_INSTRUCTIONS FOR THE TASK_:
Copy each line below exactly and leave the pictures out.

— start SOURCE EXCERPT —

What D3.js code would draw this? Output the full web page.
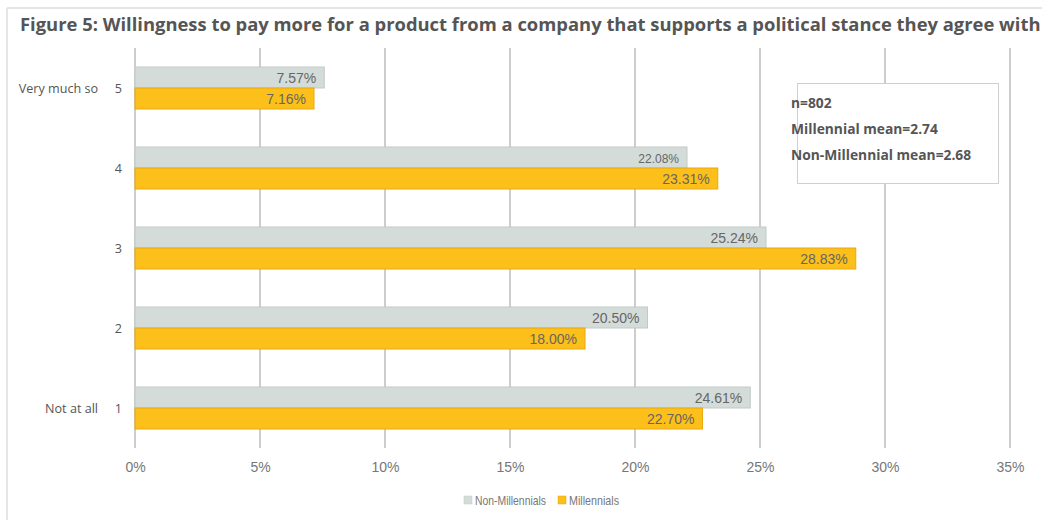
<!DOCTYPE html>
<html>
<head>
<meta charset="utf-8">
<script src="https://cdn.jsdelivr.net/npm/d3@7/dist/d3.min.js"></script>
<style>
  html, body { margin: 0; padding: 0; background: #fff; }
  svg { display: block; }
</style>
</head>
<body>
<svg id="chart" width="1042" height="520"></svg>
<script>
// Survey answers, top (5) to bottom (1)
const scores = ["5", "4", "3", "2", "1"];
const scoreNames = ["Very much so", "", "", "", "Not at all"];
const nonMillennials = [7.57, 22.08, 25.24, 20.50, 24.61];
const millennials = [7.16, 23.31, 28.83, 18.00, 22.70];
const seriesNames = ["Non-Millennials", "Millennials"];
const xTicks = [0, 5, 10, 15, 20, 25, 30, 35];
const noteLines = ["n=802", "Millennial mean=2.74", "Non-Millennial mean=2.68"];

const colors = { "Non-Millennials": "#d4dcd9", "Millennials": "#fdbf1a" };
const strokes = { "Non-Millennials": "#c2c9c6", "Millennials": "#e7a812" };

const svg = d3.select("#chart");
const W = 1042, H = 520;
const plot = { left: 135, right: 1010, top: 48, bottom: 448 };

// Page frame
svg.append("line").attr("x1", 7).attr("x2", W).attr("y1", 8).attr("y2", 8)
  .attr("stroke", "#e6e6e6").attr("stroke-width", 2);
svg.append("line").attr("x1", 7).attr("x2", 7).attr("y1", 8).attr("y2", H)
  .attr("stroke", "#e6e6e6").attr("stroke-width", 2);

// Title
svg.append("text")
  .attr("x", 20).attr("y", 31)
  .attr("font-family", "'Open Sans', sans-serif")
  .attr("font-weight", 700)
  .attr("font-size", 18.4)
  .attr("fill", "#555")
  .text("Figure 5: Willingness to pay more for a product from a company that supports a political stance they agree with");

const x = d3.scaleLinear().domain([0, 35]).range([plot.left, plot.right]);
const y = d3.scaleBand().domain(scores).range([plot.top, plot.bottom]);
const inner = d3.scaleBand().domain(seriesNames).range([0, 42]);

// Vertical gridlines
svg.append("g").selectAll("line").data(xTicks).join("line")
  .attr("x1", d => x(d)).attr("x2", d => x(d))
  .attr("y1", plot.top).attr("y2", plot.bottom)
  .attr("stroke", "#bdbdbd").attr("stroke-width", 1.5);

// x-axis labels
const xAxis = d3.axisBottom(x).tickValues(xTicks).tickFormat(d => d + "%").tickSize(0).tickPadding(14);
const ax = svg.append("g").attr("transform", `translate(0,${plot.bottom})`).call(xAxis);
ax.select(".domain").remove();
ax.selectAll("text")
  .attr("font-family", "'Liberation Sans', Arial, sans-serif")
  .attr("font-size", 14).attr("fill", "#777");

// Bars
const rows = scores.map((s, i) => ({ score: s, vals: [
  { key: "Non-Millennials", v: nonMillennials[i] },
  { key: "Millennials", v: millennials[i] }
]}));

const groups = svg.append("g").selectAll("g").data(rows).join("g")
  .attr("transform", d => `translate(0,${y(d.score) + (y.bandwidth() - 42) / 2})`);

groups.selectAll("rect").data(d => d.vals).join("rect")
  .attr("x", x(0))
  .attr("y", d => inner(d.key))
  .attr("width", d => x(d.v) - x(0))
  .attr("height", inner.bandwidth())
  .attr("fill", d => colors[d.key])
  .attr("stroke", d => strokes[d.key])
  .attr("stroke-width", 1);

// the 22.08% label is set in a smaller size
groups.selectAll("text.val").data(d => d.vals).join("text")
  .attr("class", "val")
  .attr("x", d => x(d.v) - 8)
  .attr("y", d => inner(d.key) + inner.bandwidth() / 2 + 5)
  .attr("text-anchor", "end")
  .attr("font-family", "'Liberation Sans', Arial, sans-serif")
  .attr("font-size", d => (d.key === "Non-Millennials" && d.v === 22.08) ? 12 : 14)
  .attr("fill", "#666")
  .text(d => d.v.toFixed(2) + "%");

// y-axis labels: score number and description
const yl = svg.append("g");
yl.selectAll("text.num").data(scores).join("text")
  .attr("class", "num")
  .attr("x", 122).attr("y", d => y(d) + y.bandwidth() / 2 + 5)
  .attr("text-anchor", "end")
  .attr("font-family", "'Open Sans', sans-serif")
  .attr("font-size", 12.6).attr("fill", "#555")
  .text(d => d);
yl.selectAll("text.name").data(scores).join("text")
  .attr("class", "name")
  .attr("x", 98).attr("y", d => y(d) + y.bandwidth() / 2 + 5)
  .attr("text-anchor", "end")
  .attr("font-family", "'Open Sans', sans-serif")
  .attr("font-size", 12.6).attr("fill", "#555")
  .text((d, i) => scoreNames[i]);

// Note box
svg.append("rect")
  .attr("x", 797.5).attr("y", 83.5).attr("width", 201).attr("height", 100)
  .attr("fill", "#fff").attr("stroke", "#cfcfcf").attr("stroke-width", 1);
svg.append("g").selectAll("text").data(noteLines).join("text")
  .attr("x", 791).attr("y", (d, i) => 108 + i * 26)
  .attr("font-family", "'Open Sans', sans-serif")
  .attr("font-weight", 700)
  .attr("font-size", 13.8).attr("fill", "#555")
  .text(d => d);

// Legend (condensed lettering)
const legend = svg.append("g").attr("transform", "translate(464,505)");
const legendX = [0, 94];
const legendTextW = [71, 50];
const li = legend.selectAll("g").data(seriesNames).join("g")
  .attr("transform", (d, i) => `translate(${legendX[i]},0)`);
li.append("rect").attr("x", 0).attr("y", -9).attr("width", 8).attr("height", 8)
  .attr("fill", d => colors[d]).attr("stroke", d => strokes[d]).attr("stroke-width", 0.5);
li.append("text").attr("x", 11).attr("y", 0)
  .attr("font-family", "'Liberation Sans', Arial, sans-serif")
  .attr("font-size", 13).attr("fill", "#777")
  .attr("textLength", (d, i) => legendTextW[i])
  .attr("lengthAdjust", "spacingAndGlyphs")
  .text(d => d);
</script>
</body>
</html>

— end SOURCE EXCERPT —

_COMPLETE OUTPUT_:
What D3.js code would draw this? Output the full web page.
<!DOCTYPE html>
<html>
<head>
<meta charset="utf-8">
<script src="https://cdn.jsdelivr.net/npm/d3@7/dist/d3.min.js"></script>
<style>
  html, body { margin: 0; padding: 0; background: #fff; }
  svg { display: block; }
</style>
</head>
<body>
<svg id="chart" width="1042" height="520"></svg>
<script>
// Survey answers, top (5) to bottom (1)
const scores = ["5", "4", "3", "2", "1"];
const scoreNames = ["Very much so", "", "", "", "Not at all"];
const nonMillennials = [7.57, 22.08, 25.24, 20.50, 24.61];
const millennials = [7.16, 23.31, 28.83, 18.00, 22.70];
const seriesNames = ["Non-Millennials", "Millennials"];
const xTicks = [0, 5, 10, 15, 20, 25, 30, 35];
const noteLines = ["n=802", "Millennial mean=2.74", "Non-Millennial mean=2.68"];

const colors = { "Non-Millennials": "#d4dcd9", "Millennials": "#fdbf1a" };
const strokes = { "Non-Millennials": "#c2c9c6", "Millennials": "#e7a812" };

const svg = d3.select("#chart");
const W = 1042, H = 520;
const plot = { left: 135, right: 1010, top: 48, bottom: 448 };

// Page frame
svg.append("line").attr("x1", 7).attr("x2", W).attr("y1", 8).attr("y2", 8)
  .attr("stroke", "#e6e6e6").attr("stroke-width", 2);
svg.append("line").attr("x1", 7).attr("x2", 7).attr("y1", 8).attr("y2", H)
  .attr("stroke", "#e6e6e6").attr("stroke-width", 2);

// Title
svg.append("text")
  .attr("x", 20).attr("y", 31)
  .attr("font-family", "'Open Sans', sans-serif")
  .attr("font-weight", 700)
  .attr("font-size", 18.4)
  .attr("fill", "#555")
  .text("Figure 5: Willingness to pay more for a product from a company that supports a political stance they agree with");

const x = d3.scaleLinear().domain([0, 35]).range([plot.left, plot.right]);
const y = d3.scaleBand().domain(scores).range([plot.top, plot.bottom]);
const inner = d3.scaleBand().domain(seriesNames).range([0, 42]);

// Vertical gridlines
svg.append("g").selectAll("line").data(xTicks).join("line")
  .attr("x1", d => x(d)).attr("x2", d => x(d))
  .attr("y1", plot.top).attr("y2", plot.bottom)
  .attr("stroke", "#bdbdbd").attr("stroke-width", 1.5);

// x-axis labels
const xAxis = d3.axisBottom(x).tickValues(xTicks).tickFormat(d => d + "%").tickSize(0).tickPadding(14);
const ax = svg.append("g").attr("transform", `translate(0,${plot.bottom})`).call(xAxis);
ax.select(".domain").remove();
ax.selectAll("text")
  .attr("font-family", "'Liberation Sans', Arial, sans-serif")
  .attr("font-size", 14).attr("fill", "#777");

// Bars
const rows = scores.map((s, i) => ({ score: s, vals: [
  { key: "Non-Millennials", v: nonMillennials[i] },
  { key: "Millennials", v: millennials[i] }
]}));

const groups = svg.append("g").selectAll("g").data(rows).join("g")
  .attr("transform", d => `translate(0,${y(d.score) + (y.bandwidth() - 42) / 2})`);

groups.selectAll("rect").data(d => d.vals).join("rect")
  .attr("x", x(0))
  .attr("y", d => inner(d.key))
  .attr("width", d => x(d.v) - x(0))
  .attr("height", inner.bandwidth())
  .attr("fill", d => colors[d.key])
  .attr("stroke", d => strokes[d.key])
  .attr("stroke-width", 1);

// the 22.08% label is set in a smaller size
groups.selectAll("text.val").data(d => d.vals).join("text")
  .attr("class", "val")
  .attr("x", d => x(d.v) - 8)
  .attr("y", d => inner(d.key) + inner.bandwidth() / 2 + 5)
  .attr("text-anchor", "end")
  .attr("font-family", "'Liberation Sans', Arial, sans-serif")
  .attr("font-size", d => (d.key === "Non-Millennials" && d.v === 22.08) ? 12 : 14)
  .attr("fill", "#666")
  .text(d => d.v.toFixed(2) + "%");

// y-axis labels: score number and description
const yl = svg.append("g");
yl.selectAll("text.num").data(scores).join("text")
  .attr("class", "num")
  .attr("x", 122).attr("y", d => y(d) + y.bandwidth() / 2 + 5)
  .attr("text-anchor", "end")
  .attr("font-family", "'Open Sans', sans-serif")
  .attr("font-size", 12.6).attr("fill", "#555")
  .text(d => d);
yl.selectAll("text.name").data(scores).join("text")
  .attr("class", "name")
  .attr("x", 98).attr("y", d => y(d) + y.bandwidth() / 2 + 5)
  .attr("text-anchor", "end")
  .attr("font-family", "'Open Sans', sans-serif")
  .attr("font-size", 12.6).attr("fill", "#555")
  .text((d, i) => scoreNames[i]);

// Note box
svg.append("rect")
  .attr("x", 797.5).attr("y", 83.5).attr("width", 201).attr("height", 100)
  .attr("fill", "#fff").attr("stroke", "#cfcfcf").attr("stroke-width", 1);
svg.append("g").selectAll("text").data(noteLines).join("text")
  .attr("x", 791).attr("y", (d, i) => 108 + i * 26)
  .attr("font-family", "'Open Sans', sans-serif")
  .attr("font-weight", 700)
  .attr("font-size", 13.8).attr("fill", "#555")
  .text(d => d);

// Legend (condensed lettering)
const legend = svg.append("g").attr("transform", "translate(464,505)");
const legendX = [0, 94];
const legendTextW = [71, 50];
const li = legend.selectAll("g").data(seriesNames).join("g")
  .attr("transform", (d, i) => `translate(${legendX[i]},0)`);
li.append("rect").attr("x", 0).attr("y", -9).attr("width", 8).attr("height", 8)
  .attr("fill", d => colors[d]).attr("stroke", d => strokes[d]).attr("stroke-width", 0.5);
li.append("text").attr("x", 11).attr("y", 0)
  .attr("font-family", "'Liberation Sans', Arial, sans-serif")
  .attr("font-size", 13).attr("fill", "#777")
  .attr("textLength", (d, i) => legendTextW[i])
  .attr("lengthAdjust", "spacingAndGlyphs")
  .text(d => d);
</script>
</body>
</html>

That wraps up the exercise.